Arnaud Marzorati, le baryton et directeur artistique des Lunaisiens, a partagé avec nous quelques détails de la fabrication de cette aventure au vrai sens du terme.

Votre disque s’inscrit dans le cadre du bicentenaire de la mort de Napoléon Ier. Quelle est l’origine de ce projet qui s’inscrit dans la continuité d’une longue série d’ouvrages et de disques publiés à cette occasion ?

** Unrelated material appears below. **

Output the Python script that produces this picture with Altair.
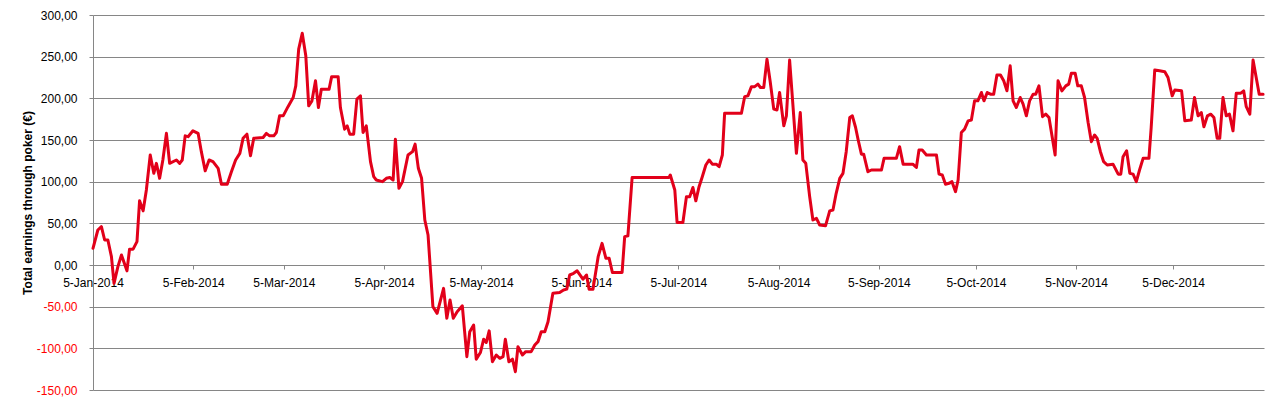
import altair as alt
import pandas as pd

START = "2014-01-05"

# day offsets from 5-Jan-2014
day_offsets = [
    0, 1.5, 2.6, 3.6, 4.6, 5.7, 6.5, 7.7, 8.8, 10.5, 11.3, 12.4, 13.6, 14.4, 15.5, 16.5, 17.7, 18.8, 19.6, 20.6,
    21.6, 22.7, 23.7, 25.8, 26.8, 27.6, 28.5, 29.4, 30.9, 32.5, 33.5, 34.7, 35.9, 37.1, 38.7, 39.7, 41.5, 42.8,
    44.1, 45.4, 46.4, 47.6, 48.7, 49.7, 52.6, 53.6, 54.6, 55.9, 56.7, 57.7, 58.8, 60.3, 61.9, 62.7, 63.6, 64.7,
    65.8, 66.7, 67.7, 68.8, 69.7, 70.6, 73.0, 73.8, 75.8, 76.5, 77.8, 78.6, 79.4, 80.6, 81.6, 82.7, 83.5, 84.5,
    85.8, 86.8, 87.6, 89.5, 90.7, 91.8, 92.8, 93.5, 94.6, 95.7, 97.4, 98.8, 99.6, 100.6, 101.6, 102.6, 103.6,
    105.1, 106.4, 108.4, 109.4, 110.4, 111.4, 112.6, 114.2, 115.6, 116.5, 117.7, 118.5, 119.8, 120.8, 121.6,
    122.5, 123.5, 124.7, 125.8, 126.8, 127.5, 128.6, 129.7, 130.6, 131.4, 132.8, 133.8, 135.5, 136.6, 137.6,
    138.6, 139.7, 140.7, 142.2, 144.3, 145.5, 146.5, 147.4, 148.6, 149.7, 151.5, 152.6, 153.4, 154.6, 156.2,
    157.4, 158.6, 159.6, 160.6, 163.6, 164.4, 165.4, 166.7, 178.1, 178.5, 179.9, 180.6, 182.4, 183.5, 184.5,
    185.5, 186.4, 187.4, 188.4, 189.5, 190.5, 191.5, 192.7, 193.6, 194.6, 195.3, 200.5, 201.5, 202.5, 203.6,
    204.6, 205.6, 206.4, 207.4, 208.4, 209.4, 210.5, 211.5, 212.3, 213.6, 214.4, 215.4, 216.4, 217.5, 218.7,
    219.5, 220.4, 221.6, 222.6, 223.7, 224.7, 226.5, 227.8, 228.8, 229.8, 230.9, 231.9, 232.9, 234.0,
    234.8, 235.8, 236.6, 237.6, 238.3, 239.6, 240.7, 243.8, 244.6, 248.4, 249.4, 250.5, 253.5, 254.6, 255.4,
    256.4, 257.7, 260.8, 261.6, 262.6, 263.6, 264.7, 265.6, 266.7, 267.5, 268.5, 269.5, 270.6, 271.6, 272.6,
    273.6, 274.7, 275.5, 276.5, 277.5, 278.5, 279.5, 280.6, 281.6, 282.6, 283.6, 284.5, 285.5, 286.7, 287.6,
    288.6, 289.6, 290.7, 291.5, 292.5, 293.6, 294.6, 295.6, 297.5, 298.4, 299.6, 300.8, 301.7, 302.5, 303.7,
    304.5, 305.6, 306.6, 307.7, 308.7, 309.7, 310.5, 311.5, 312.5, 313.6, 315.4, 317.0, 317.8, 318.5, 319.6,
    320.6, 321.6, 322.6, 323.6, 324.7, 326.5, 327.2, 328.3, 329.8, 331.4, 332.4, 333.7, 334.5, 336.6, 337.6,
    339.6, 340.6, 341.7, 342.7, 343.5, 344.6, 345.6, 346.6, 347.6, 348.4, 349.4, 350.4, 351.4, 352.5, 353.5,
    354.8, 355.8, 356.6, 357.7, 358.7, 360.6, 361.8,
]

earnings = [
    20, 42, 46, 30, 30, 10, -22, -2, 12, -7, 19, 19, 28, 77, 65, 90, 132, 110, 122, 104,
    126, 158, 122, 126, 122, 126, 155, 154, 161, 158, 136, 113, 126, 124, 116, 97, 97, 112,
    126, 134, 152, 157, 131, 152, 153, 158, 155, 155, 159, 179, 179, 190, 201, 215, 259, 278,
    251, 191, 197, 221, 189, 211, 211, 226, 226, 189, 163, 167, 157, 157, 199, 203, 159, 167,
    124, 106, 102, 100, 104, 105, 102, 151, 92, 100, 132, 136, 145, 116, 104, 54, 36,
    -50, -58, -28, -64, -42, -64, -56, -49, -110, -80, -72, -113, -105, -89, -93,
    -79, -116, -108, -112, -110, -89, -116, -113, -128, -98, -108, -104, -104, -96, -92,
    -80, -80, -68, -34, -33, -30, -29, -12, -10, -7, -17, -12, -29, -29, 10,
    26, 8, 8, -9, -9, 34, 35, 105, 105, 108, 90, 51, 51, 82, 82,
    93, 77, 94, 106, 120, 126, 121, 121, 118, 132, 182, 182, 202, 203, 214,
    214, 217, 213, 213, 247, 220, 187, 186, 207, 167, 179, 246, 193, 134, 183,
    126, 122, 82, 54, 56, 48, 47, 65, 66, 86, 104, 110, 136, 177,
    179, 165, 150, 133, 133, 112, 114, 114, 128, 128, 142, 121, 121, 117, 138,
    138, 132, 132, 109, 108, 97, 98, 100, 88, 102, 159, 163, 173, 174, 197,
    197, 207, 197, 207, 205, 205, 228, 228, 221, 209, 239, 197, 189, 201, 193,
    179, 197, 205, 205, 215, 178, 181, 177, 132, 221, 209, 215, 217, 230, 230,
    215, 215, 201, 171, 148, 156, 152, 136, 124, 120, 121, 109, 109, 130, 137,
    110, 109, 100, 114, 128, 128, 165, 234, 233, 232, 225, 203, 210, 209, 173,
    174, 201, 179, 183, 166, 179, 181, 177, 152, 152, 201, 179, 181, 161, 206,
    206, 209, 190, 181, 246, 205, 205,
]

tick_months = [1, 2, 3, 4, 5, 6, 7, 8, 9, 10, 11, 12]
y_ticks = [-150, -100, -50, 0, 50, 100, 150, 200, 250, 300]

dates = pd.Timestamp(START) + pd.to_timedelta(day_offsets, unit="D")
df = pd.DataFrame({"date": dates.strftime("%Y-%m-%dT%H:%M:%S"), "earn": earnings})

GRID = "#868686"
FONT = "Liberation Sans"

x_axis = alt.Axis(
    values=[alt.DateTime(year=2014, month=m, date=5) for m in tick_months],
    format="%-d-%b-%Y",
    title=None,
    grid=False,
    domain=False,
    ticks=True,
    tickSize=4,
    tickColor=GRID,
    labelPadding=8,
    labelFlush=False,
    labelOverlap=False,
    offset=-125,
    labelFont=FONT,
    labelFontSize=12,
    labelColor="#000000",
)

y_axis = alt.Axis(
    values=y_ticks,
    title="Total earnings through poker (€)",
    titleFont=FONT,
    titleFontSize=12,
    titleFontWeight="bold",
    titleColor="#000000",
    titlePadding=2,
    labelExpr="(datum.value < 0 ? '-' : '') + replace(format(abs(datum.value), '.2f'), '.', ',')",
    labelFont=FONT,
    labelFontSize=12,
    labelPadding=12,
    labelColor={"condition": {"test": "datum.value < 0", "value": "#FF0000"}, "value": "#000000"},
    grid=True,
    gridColor=GRID,
    gridWidth=1,
    domain=True,
    domainColor=GRID,
    ticks=True,
    tickSize=4,
    tickColor=GRID,
)

chart = (
    alt.Chart(df)
    .mark_line(color="#E2001A", strokeWidth=3, strokeJoin="round", strokeCap="round")
    .encode(
        x=alt.X(
            "date:T",
            scale=alt.Scale(
                domain=[
                    alt.DateTime(year=2014, month=1, date=5),
                    alt.DateTime(year=2015, month=1, date=2, hours=2),
                ],
                nice=False,
            ),
            axis=x_axis,
        ),
        y=alt.Y(
            "earn:Q",
            scale=alt.Scale(domain=[-150, 300], nice=False, zero=False),
            axis=y_axis,
        ),
    )
    .properties(
        width=1171,
        height=375,
        autosize="none",
        padding={"left": 85, "top": 7, "right": 5, "bottom": 14},
        background="#FFFFFF",
    )
    .configure_view(strokeWidth=0)
)

chart.save("out.html", embed_options={"renderer": "svg", "actions": False})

Dès l’origine, les deux ensembles sont impliqués dans le projet : Les Lunaisiens pour le côté "chanson historique" et Les Cuivres Romantiques qui sont des grands spécialistes d’instruments anciens. Nous avons une passion commune pour l’histoire de la musique et nous avions véritablement cette envie de récréer un univers napoléonien. Cela fait des années que je travaillais sur ce répertoire de chanson et je voulais que Les Cuivres Romantiques accompagnent ce projet qui réunit des musiques de circonstance, des musiques presque guerrières et puis tout cet art de la chanson. C’est la raison pour laquelle nous avons été soutenus par Le Souvenir Napoléonien qui nous a attribué ce label.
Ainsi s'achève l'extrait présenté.